Fans of the series are still expecting the Finches to deliver a bit more from this second arc; a large complaint stemming from the overemphasis on the Donna Troy character as opposed to Diana. With the cover prominently featuring Donna, it seems as though there isn’t going to be any immediate change to the storyline’s direction, but one can hope.
So is it good?
Wonder Woman #43 (DC Comics)
The first thing you’re hit with as you open the issue is the apparent change in artwork, something I hadn’t noticed on the list of creative team members. From the first page it’s clear that David Finch did not contribute to this issue. Instead, Ian Churchill has taken over as the penciller and while my gut reaction to change is negative, his artwork isn’t bad, just different. In fact by the end of the issue I actually really enjoyed his style, it simply lacks the glamour shots and impressive spreads that we’ve grown accustomed to over the last handful of issues. How long will this change last? Who knows. DC’s website says this issue and the next several are illustrated by Finch and Glapion, but after a second read through it’s only the opening pages that has me skeptical.
As for the storyline, it almost goes the entire issue without featuring Aegeus who was set up to be the main villain and focal point of the arc. HA! It’s Donna Troy once again assuming the limelight and at this point I need to just get used to it. The issue follows Donna as she attempts to find the Fates to cut her life line as suggested by Strife in the previous issue. I do like the incorporation of the three Fates and the way they’re portrayed because it’s another attempt to reintegrate the mythological aspect of the series that was missing in the last story arc. However, what I didn’t like was the fact that the Fates died at the end, thus eliminating the possibility of them appearing again. They were such a cool aspect of the series that posed so much potential, but were eliminated in only a number of pages.

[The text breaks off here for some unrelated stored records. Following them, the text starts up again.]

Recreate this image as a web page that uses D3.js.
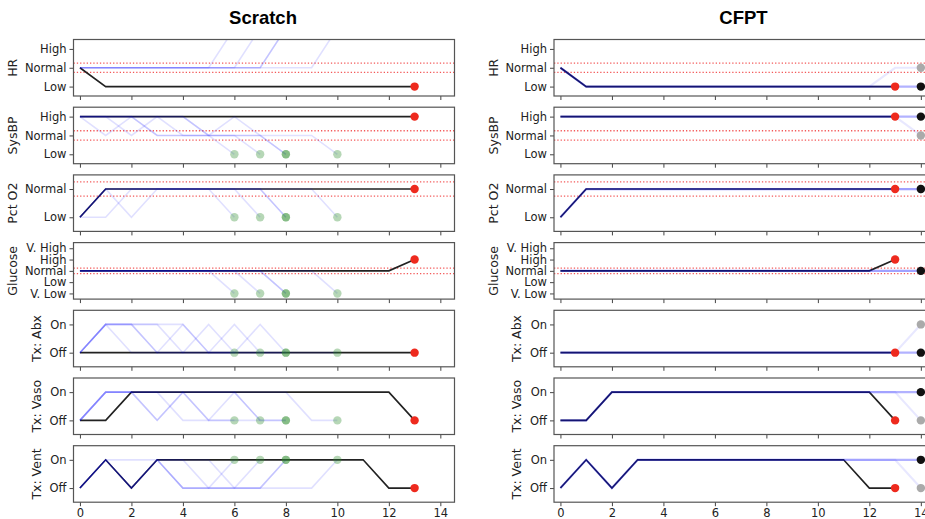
<!DOCTYPE html>
<html>
<head>
<meta charset="utf-8">
<script src="https://cdn.jsdelivr.net/npm/d3@7"></script>
<style>
body { margin: 0; background: #fff; }
svg text { font-family: "DejaVu Sans", sans-serif; }
</style>
</head>
<body>
<svg id="traj" width="925" height="519"></svg>
<script>
// trajectory panels: scratch vs cfpt

var panelNames = ["HR", "SysBP", "Pct O2", "Glucose", "Tx: Abx", "Tx: Vaso", "Tx: Vent"];
var levelLabels = [
    ["Low", "Normal", "High"],
    ["Low", "Normal", "High"],
    ["Low", "Normal"],
    ["V. Low", "Low", "Normal", "High", "V. High"],
    ["Off", "On"],
    ["Off", "On"],
    ["Off", "On"]
];
var normalLevel = [1, 1, 1, 2, null, null, null];
var xTicks = [0, 2, 4, 6, 8, 10, 12, 14];
var titles = ["Scratch", "CFPT"];

// observed trajectory, t = 0..13
var obsHR      = [1, 0, 0, 0, 0, 0, 0, 0, 0, 0, 0, 0, 0, 0];
var obsSysBP   = [2, 2, 2, 2, 2, 2, 2, 2, 2, 2, 2, 2, 2, 2];
var obsO2      = [0, 1, 1, 1, 1, 1, 1, 1, 1, 1, 1, 1, 1, 1];
var obsGlucose = [2, 2, 2, 2, 2, 2, 2, 2, 2, 2, 2, 2, 2, 3];
var obsAbx     = [0, 0, 0, 0, 0, 0, 0, 0, 0, 0, 0, 0, 0, 0];
var obsVaso    = [0, 0, 1, 1, 1, 1, 1, 1, 1, 1, 1, 1, 1, 0];
var obsVent    = [0, 1, 0, 1, 1, 1, 1, 1, 1, 1, 1, 1, 0, 0];

// scratch simulations (5 rollouts, each ends in a terminal state)
var scrHR = [
    [1, 1, 1, 1, 1, 1, 3.1],
    [1, 1, 1, 1, 1, 1, 1, 3.1],
    [1, 1, 1, 1, 1, 1, 1, 1, 3.1],
    [1, 1, 1, 1, 1, 1, 1, 1, 3.1],
    [1, 1, 1, 1, 1, 1, 1, 1, 1, 1, 3.1]
];
var scrSysBP = [
    [2, 1, 2, 1, 1, 1, 0],
    [2, 2, 1, 2, 2, 1, 1, 0],
    [2, 2, 2, 2, 2, 1, 2, 1, 0],
    [2, 2, 2, 1, 1, 1, 1, 1, 0],
    [2, 2, 2, 2, 1, 1, 1, 1, 1, 1, 0]
];
var scrO2 = [
    [0, 1, 1, 1, 1, 1, 0],
    [0, 0, 1, 1, 1, 1, 1, 0],
    [0, 1, 0, 1, 1, 1, 1, 1, 0],
    [0, 1, 1, 1, 1, 1, 1, 1, 0],
    [0, 1, 1, 1, 1, 1, 1, 1, 1, 1, 0]
];
var scrGlucose = [
    [2, 2, 2, 2, 2, 2, 0],
    [2, 2, 2, 2, 2, 2, 2, 0],
    [2, 2, 2, 2, 2, 2, 2, 2, 0],
    [2, 2, 2, 2, 2, 2, 2, 2, 0],
    [2, 2, 2, 2, 2, 2, 2, 2, 2, 2, 0]
];
var scrAbx = [
    [0, 1, 1, 0, 0, 0, 0],
    [0, 1, 1, 1, 1, 0, 1, 0],
    [0, 1, 1, 0, 1, 0, 0, 1, 0],
    [0, 1, 0, 0, 0, 1, 0, 0, 0],
    [0, 1, 1, 1, 0, 0, 0, 0, 0, 0, 0]
];
var scrVaso = [
    [0, 1, 1, 0, 1, 0, 0],
    [0, 1, 1, 1, 1, 1, 1, 0],
    [0, 1, 1, 0, 1, 0, 1, 0, 0],
    [0, 1, 1, 1, 0, 0, 0, 0, 0],
    [0, 1, 1, 1, 1, 1, 1, 1, 1, 0, 0]
];
var scrVent = [
    [0, 1, 0, 1, 0, 0, 1],
    [0, 1, 0, 1, 1, 0, 0, 1],
    [0, 1, 1, 1, 0, 0, 0, 0, 1],
    [0, 1, 0, 1, 1, 1, 0, 0, 1],
    [0, 1, 0, 1, 0, 0, 0, 0, 0, 0, 1]
];

// cfpt counterfactuals, t = 0..14 (first is the common one)
var cfHR      = [[1, 0, 0, 0, 0, 0, 0, 0, 0, 0, 0, 0, 0, 0, 0], [1, 0, 0, 0, 0, 0, 0, 0, 0, 0, 0, 0, 0, 1, 1]];
var cfSysBP   = [[2, 2, 2, 2, 2, 2, 2, 2, 2, 2, 2, 2, 2, 2, 2], [2, 2, 2, 2, 2, 2, 2, 2, 2, 2, 2, 2, 2, 2, 1]];
var cfO2      = [[0, 1, 1, 1, 1, 1, 1, 1, 1, 1, 1, 1, 1, 1, 1], [0, 1, 1, 1, 1, 1, 1, 1, 1, 1, 1, 1, 1, 1, 1]];
var cfGlucose = [[2, 2, 2, 2, 2, 2, 2, 2, 2, 2, 2, 2, 2, 2, 2], [2, 2, 2, 2, 2, 2, 2, 2, 2, 2, 2, 2, 2, 2, 2]];
var cfAbx     = [[0, 0, 0, 0, 0, 0, 0, 0, 0, 0, 0, 0, 0, 0, 0], [0, 0, 0, 0, 0, 0, 0, 0, 0, 0, 0, 0, 0, 0, 1]];
var cfVaso    = [[0, 0, 1, 1, 1, 1, 1, 1, 1, 1, 1, 1, 1, 1, 1], [0, 0, 1, 1, 1, 1, 1, 1, 1, 1, 1, 1, 1, 1, 0]];
var cfVent    = [[0, 1, 0, 1, 1, 1, 1, 1, 1, 1, 1, 1, 1, 1, 1], [0, 1, 0, 1, 1, 1, 1, 1, 1, 1, 1, 1, 1, 1, 0]];
var cfWeight  = [0.3, 0.09];
var cfDotColor = ["#111", "#aaa"];

var observed = [obsHR, obsSysBP, obsO2, obsGlucose, obsAbx, obsVaso, obsVent];
var scratchSims = [scrHR, scrSysBP, scrO2, scrGlucose, scrAbx, scrVaso, scrVent];
var cfptSims = [cfHR, cfSysBP, cfO2, cfGlucose, cfAbx, cfVaso, cfVent];

var svg = d3.select("#traj");

var panelLeft = [73.5, 554];
var panelWidth = 381;
var panelTop = 39.5;
var panelHeight = 56.5;
var panelStep = 67.7;

var x = d3.scaleLinear().domain([-0.25, 14.55]).range([0, panelWidth]);

function drawSide(side) {
    var sims = side == 0 ? scratchSims : cfptSims;
    var left = panelLeft[side];

    svg.append("text")
        .attr("x", left + panelWidth / 2 - 1)
        .attr("y", 24)
        .attr("text-anchor", "middle")
        .style("font-family", "'Liberation Sans', Arial, sans-serif")
        .style("font-weight", "bold")
        .style("font-size", "18.5px")
        .text(titles[side]);

    panelNames.forEach(function(name, p) {
        var labels = levelLabels[p];
        var top = panelTop + p * panelStep;
        var y = d3.scaleLinear().domain([-0.5, labels.length - 0.5]).range([panelHeight, 0]);

        var g = svg.append("g")
            .attr("transform", "translate(" + left + "," + top + ")");

        var clipId = "clip" + side + "_" + p;
        g.append("clipPath").attr("id", clipId)
            .append("rect").attr("width", panelWidth).attr("height", panelHeight);

        var body = g.append("g").attr("clip-path", "url(#" + clipId + ")");

        var line = d3.line()
            .x(function(d, i) { return x(i); })
            .y(function(d) { return y(d); });

        // normal range bounds
        if (normalLevel[p] != null) {
            [normalLevel[p] - 0.25, normalLevel[p] + 0.25].forEach(function(v) {
                body.append("line")
                    .attr("x1", 0).attr("x2", panelWidth)
                    .attr("y1", y(v)).attr("y2", y(v))
                    .attr("stroke", "#f03030")
                    .attr("stroke-opacity", 0.8)
                    .attr("stroke-width", 1.3)
                    .attr("stroke-dasharray", "1.3,2");
            });
        }

        // observed
        body.append("path")
            .datum(observed[p])
            .attr("fill", "none")
            .attr("stroke", "#222")
            .attr("stroke-width", 1.6)
            .attr("d", line);

        // simulated rollouts
        sims[p].forEach(function(s, k) {
            body.append("path")
                .datum(s)
                .attr("fill", "none")
                .attr("stroke", "#0000ff")
                .attr("stroke-opacity", side == 0 ? 0.12 : cfWeight[k])
                .attr("stroke-width", side == 0 ? 1.6 : 2.2)
                .attr("d", line);
        });

        // end points (rare outcomes first so the common one sits on top)
        sims[p].slice().reverse().forEach(function(s, j) {
            var k = sims[p].length - 1 - j;
            var n = s.length - 1;
            body.append("circle")
                .attr("cx", x(n)).attr("cy", y(s[n]))
                .attr("r", 4.2)
                .attr("fill", side == 0 ? "#2e8b2e" : cfDotColor[k])
                .attr("fill-opacity", side == 0 ? 0.35 : 1);
        });

        var last = observed[p].length - 1;
        body.append("circle")
            .attr("cx", x(last)).attr("cy", y(observed[p][last]))
            .attr("r", 4.2)
            .attr("fill", "#ee2a1e");

        // axes
        var yAxis = d3.axisLeft(y)
            .tickValues(d3.range(labels.length))
            .tickFormat(function(d) { return labels[d]; })
            .tickSize(4).tickPadding(3);
        var yg = g.append("g").attr("class", "axis").call(yAxis);

        var xAxis = d3.axisBottom(x).tickValues(xTicks).tickSize(4).tickPadding(3);
        var xg = g.append("g").attr("class", "axis")
            .attr("transform", "translate(0," + panelHeight + ")")
            .call(xAxis);
        if (p < panelNames.length - 1) xg.selectAll("text").remove();

        g.selectAll(".axis .domain").remove();
        g.selectAll(".axis text").style("font-size", "11.5px").attr("fill", "#222");
        g.selectAll(".axis line").attr("stroke", "#444");

        g.append("rect")
            .attr("width", panelWidth).attr("height", panelHeight)
            .attr("fill", "none")
            .attr("stroke", "#555")
            .attr("stroke-width", 1.2);

        // ylabel sits just left of the widest tick label, like matplotlib
        var widest = d3.max(yg.selectAll("text").nodes(), function(n) { return n.getBBox().width; });
        var labelX = left - 7 - widest - 12;

        svg.append("text")
            .attr("transform", "translate(" + labelX + "," + (top + panelHeight / 2) + ") rotate(-90)")
            .attr("text-anchor", "middle")
            .attr("dy", "0.35em")
            .style("font-size", "12.5px")
            .attr("fill", "#222")
            .text(name);
    });
}

drawSide(0);
drawSide(1);
</script>
</body>
</html>
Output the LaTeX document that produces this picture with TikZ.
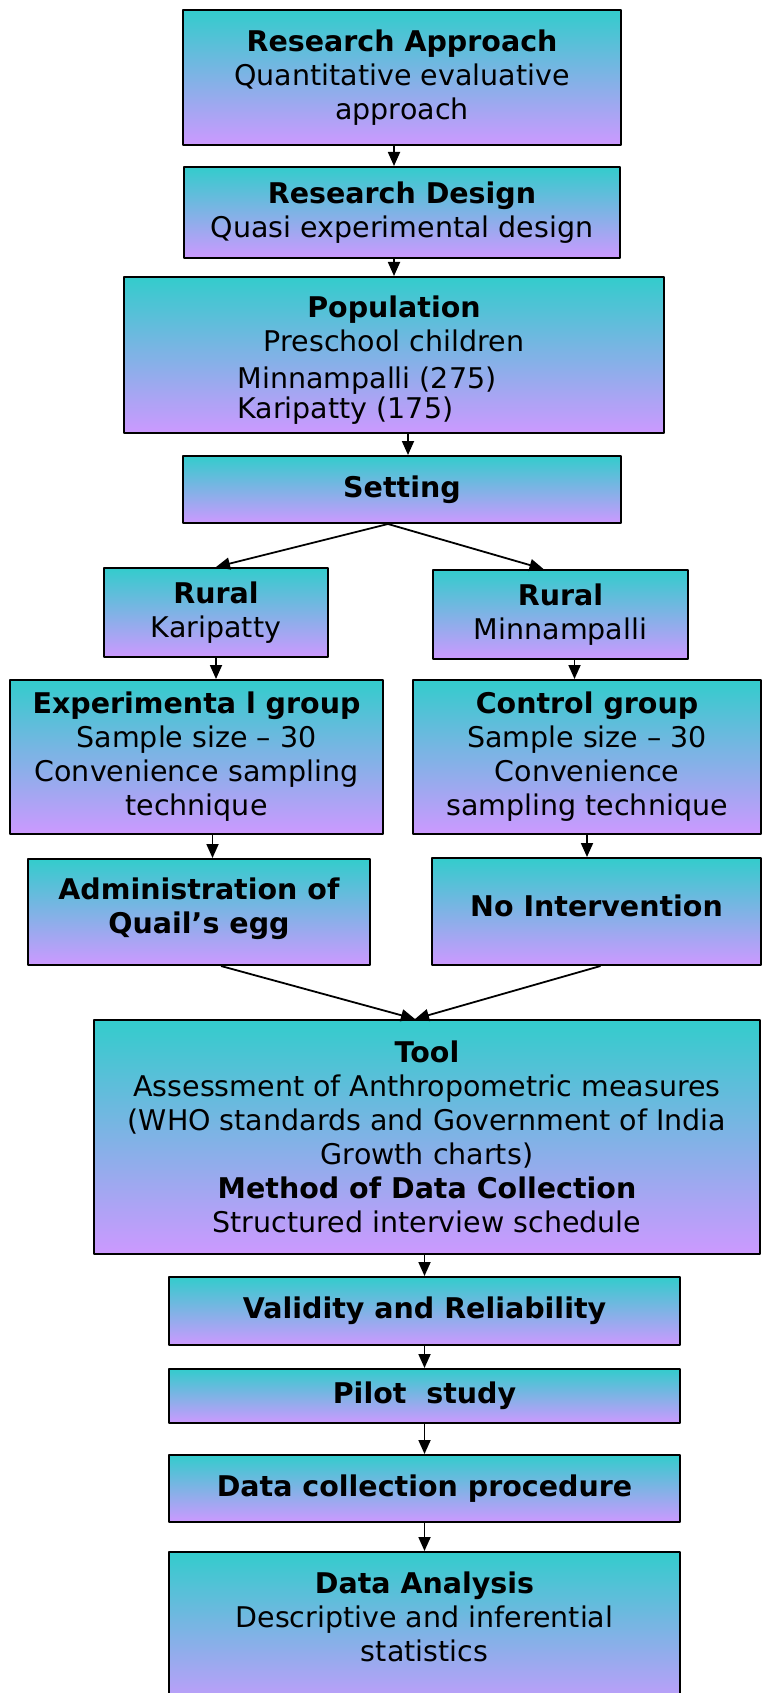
\documentclass[tikz,border=0pt]{standalone}
\usepackage{fontspec}
\setmainfont{DejaVu Sans}
\usetikzlibrary{arrows.meta}
\definecolor{boxtop}{RGB}{51,204,204}
\definecolor{boxbot}{RGB}{204,153,255}
\tikzset{
  box/.style={draw, line width=2pt, top color=boxtop, bottom color=boxbot,
    align=center, inner sep=0pt, font=\fontsize{28.5}{34}\selectfont},
  arr/.style={-{Triangle[length=14pt,width=12pt]}, line width=1.8pt}
}
\begin{document}
\begin{tikzpicture}[x=1pt, y=-1pt, line join=round]
  \useasboundingbox (0,0) rectangle (762,1693);
  \node[box, minimum width=438pt, minimum height=135pt] (appr) at (402,77.5)
    {\textbf{Research Approach}\\ Quantitative evaluative\\ approach};
  \node[box, minimum width=436pt, minimum height=91pt] (design) at (402,212.5)
    {\textbf{Research Design}\\ Quasi experimental design};
  \node[box, minimum width=540pt, minimum height=156pt] (pop) at (394,355)
    {\rule{0pt}{36pt}\textbf{Population}\\ Preschool children\\[3pt]
     \begin{tabular}[t]{@{}l@{}}Minnampalli (275)\\[-4pt] Karipatty (175)\end{tabular}\hspace*{54pt}};
  \node[box, minimum width=438pt, minimum height=67pt] (setting) at (402,489.5)
    {\textbf{Setting}};
  \node[box, minimum width=224pt, minimum height=89pt] (ruralk) at (216,612.5)
    {\textbf{Rural}\\ Karipatty};
  \node[box, minimum width=255pt, minimum height=89pt] (ruralm) at (560.5,614.5)
    {\textbf{Rural}\\ Minnampalli};
  \node[box, minimum width=373pt, minimum height=154pt] (expgrp) at (196.5,757)
    {\textbf{Experimenta l group}\\ Sample size -- 30\\ Convenience sampling\\ technique};
  \node[box, minimum width=348pt, minimum height=154pt] (ctrlgrp) at (587,757)
    {\textbf{Control group}\\ Sample size -- 30\\ Convenience\\ sampling technique};
  \node[box, minimum width=342pt, minimum height=106pt] (admin) at (199,912)
    {\textbf{Administration of}\\ \textbf{Quail’s egg}\\[-22pt]\mbox{}};
  \node[box, minimum width=329pt, minimum height=107pt] (nointv) at (596.5,911.5)
    {\textbf{No Intervention}\\[-22pt]\mbox{}};
  \node[box, minimum width=666pt, minimum height=234pt] (tool) at (427,1137)
    {\textbf{Tool}\\ Assessment of Anthropometric measures\\
     (WHO standards and Government of India\\ Growth charts)\\
     \textbf{Method of Data Collection}\\ Structured interview schedule};
  \node[box, minimum width=511pt, minimum height=68pt] (valid) at (424.5,1311)
    {\textbf{Validity and Reliability}};
  \node[box, minimum width=511pt, minimum height=54pt] (pilot) at (424.5,1396)
    {\textbf{Pilot\ \ study}};
  \node[box, minimum width=511pt, minimum height=67pt] (dcp) at (424.5,1488.5)
    {\textbf{Data collection procedure}};
  \node[box, minimum width=511pt, minimum height=163pt] (analysis) at (424.5,1633.5)
    {\textbf{Data Analysis}\\ Descriptive and inferential\\ statistics\\ \mbox{}};

  \draw[arr] ([xshift=-8pt]appr.south) -- ([xshift=-8pt]design.north);
  \draw[arr] ([xshift=-8pt]design.south) -- ([xshift=-8pt]design.south |- pop.north);
  \draw[arr] ([xshift=6pt]setting.north |- pop.south) -- ([xshift=6pt]setting.north);
  \draw[arr] ([xshift=-14pt]setting.south) -- (ruralk.north);
  \draw[arr] ([xshift=-14pt]setting.south) -- ([xshift=-17pt]ruralm.north);
  \draw[arr] (ruralk.south) -- (ruralk.south |- expgrp.north);
  \draw[arr] ([xshift=14pt]ruralm.south) -- ([xshift=14pt]ruralm.south |- ctrlgrp.north);
  \draw[arr] ([xshift=16pt]expgrp.south) -- ([xshift=16pt]expgrp.south |- admin.north);
  \draw[arr] (ctrlgrp.south) -- (ctrlgrp.south |- nointv.north);
  \draw[arr] ([xshift=22pt]admin.south) -- ([xshift=-12pt]tool.north);
  \draw[arr] ([xshift=4pt]nointv.south) -- ([xshift=-12pt]tool.north);
  \foreach \a/\b in {tool/valid, valid/pilot, pilot/dcp, dcp/analysis}
    \draw[arr] (\b.north |- \a.south) -- (\b.north);
\end{tikzpicture}
\end{document}
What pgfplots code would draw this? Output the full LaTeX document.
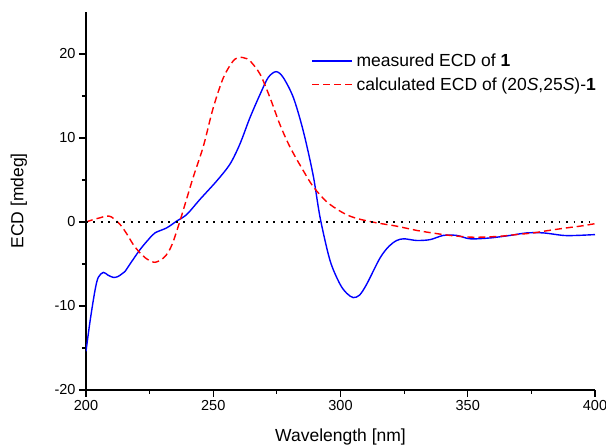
\documentclass[border=0pt]{standalone}
\usepackage{fontspec}
\setmainfont{Liberation Sans}
\usepackage{pgfplots}
\pgfplotsset{compat=1.18}

\begin{document}
\begin{tikzpicture}
\path[use as bounding box] (-86pt,-56pt) rectangle (520pt,390pt);
\begin{axis}[
    scale only axis,
    width=509pt, height=378pt,
    xmin=200, xmax=400,
    ymin=-20, ymax=25,
    xtick={200,250,...,400},
    ytick={-20,-10,0,10,20},
    minor x tick num=1,
    minor y tick num=1,
    axis x line*=bottom,
    axis y line*=left,
    axis line style={line width=1.2pt},
    tick style={line width=1.1pt, black},
    tick align=outside,
    major tick length=7pt,
    minor tick length=4pt,
    tick label style={font=\fontsize{14.5}{16}\selectfont},
    /pgf/number format/assume math mode=true,
    xlabel={Wavelength [nm]},
    ylabel={ECD [mdeg]},
    every axis x label/.style={at={(axis description cs:0.5,-0.124)},anchor=center,
        font=\fontsize{17.5}{20}\selectfont},
    every axis y label/.style={at={(axis description cs:-0.132,0.5)},rotate=90,anchor=center,
        font=\fontsize{17.5}{20}\selectfont},
    legend style={at={(0.443,0.899)}, anchor=north west, draw=none, fill=none,
        font=\fontsize{17.5}{20}\selectfont, row sep=2.5pt, inner sep=0pt,
        nodes={inner sep=3.5pt}},
    legend cell align=left,
    legend image code/.code={\draw[#1] (0pt,0pt) -- (40pt,0pt);},
]
\addplot[blue, line width=1.4pt, smooth] coordinates {
(200,-15.4)(201.6,-11.8)(203.5,-8.2)(204.8,-6.6)(206.8,-6.0)(208.5,-6.3)
(210.7,-6.6)(212.5,-6.5)(214,-6.2)(215.3,-5.9)(217.3,-5.0)(221.2,-3.3)
(224.5,-2.1)(227.1,-1.3)(231.7,-0.7)(235.6,0.1)(239.6,0.9)(244.8,2.7)
(251.4,4.9)(256.6,6.9)(260.5,9.3)(264.4,12.4)(268.4,15.2)(271.6,17.2)
(274.7,17.9)(277.5,17.2)(281.5,14.8)(285.4,10.8)(289.3,5.5)(292,0.5)
(295.9,-4.6)(299.8,-7.4)(302.5,-8.5)(305,-9.0)(307.5,-8.7)(310.3,-7.4)
(315.5,-4.3)(319,-2.9)(322.1,-2.2)(325,-2.0)(329.9,-2.2)(335.2,-2.1)
(340.4,-1.6)(345.7,-1.6)(350.9,-2.0)(358.7,-1.9)(366.6,-1.6)(373.2,-1.3)
(379.7,-1.3)(387.6,-1.6)(392.8,-1.6)(400,-1.5)
};
\addlegendentry{measured ECD of \textbf{1}}
\addplot[red, line width=1.4pt, dash pattern=on 7pt off 4pt, smooth] coordinates {
(200,0)(203,0.3)(205.5,0.5)(208,0.7)(210,0.6)(213.4,-0.3)(216,-1.4)
(218.6,-2.7)(221,-3.6)(223.9,-4.4)(227.1,-4.8)(230.4,-4.3)(232.5,-3.5)
(234.3,-2.3)(236.9,0.1)(239.6,2.8)(242.2,5.4)(246.1,9.0)(250,13.6)
(254,17.2)(257.9,19.2)(260.5,19.6)(262.5,19.5)(264.4,19.2)(268.4,17.6)
(272.3,14.8)(276.2,11.6)(280.2,8.9)(285.4,6.1)(289.3,4.2)(294.6,2.4)
(299.8,1.3)(303.7,0.7)(308,0.3)(314.2,-0.1)(322.1,-0.5)(329.9,-1.0)
(336,-1.3)(343,-1.6)(350.9,-1.8)(356,-1.8)(362.7,-1.7)(369,-1.5)
(375.8,-1.3)(382,-1.0)(388.9,-0.7)(394,-0.5)(398,-0.3)(400,-0.2)
};
\addlegendentry{calculated ECD of (20\textit{S},25\textit{S})-\textbf{1}}
\addplot[black, line width=1.6pt, dash pattern=on 1.6pt off 5.9pt, forget plot] coordinates {(200,0)(400,0)};
\end{axis}
\end{tikzpicture}
\end{document}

The writing is simple and follows the same trend of Finch going into contemplative life monologues that are seemingly deep, but overall superficial. As previously stated, I like the inclusion of Azarello’s established characters such as Strife and Milan. However, personally, I feel as though her dependence on Donna Troy’s character is hampering these story arcs and not doing Wonder Woman justice.
Is It Good
As expected, this issue centers on Donna Troy and more of her personal problems. However it does incorporate more mythological aspects which is a nice touch. While Finchs’ art will be missed, Churchhill demonstrates some different, but quality artwork for the God of War. Hopefully next issue will show a more distinct and straightforward plot without the dichotomy between Donna’s struggles and Wonder Woman’s assassin.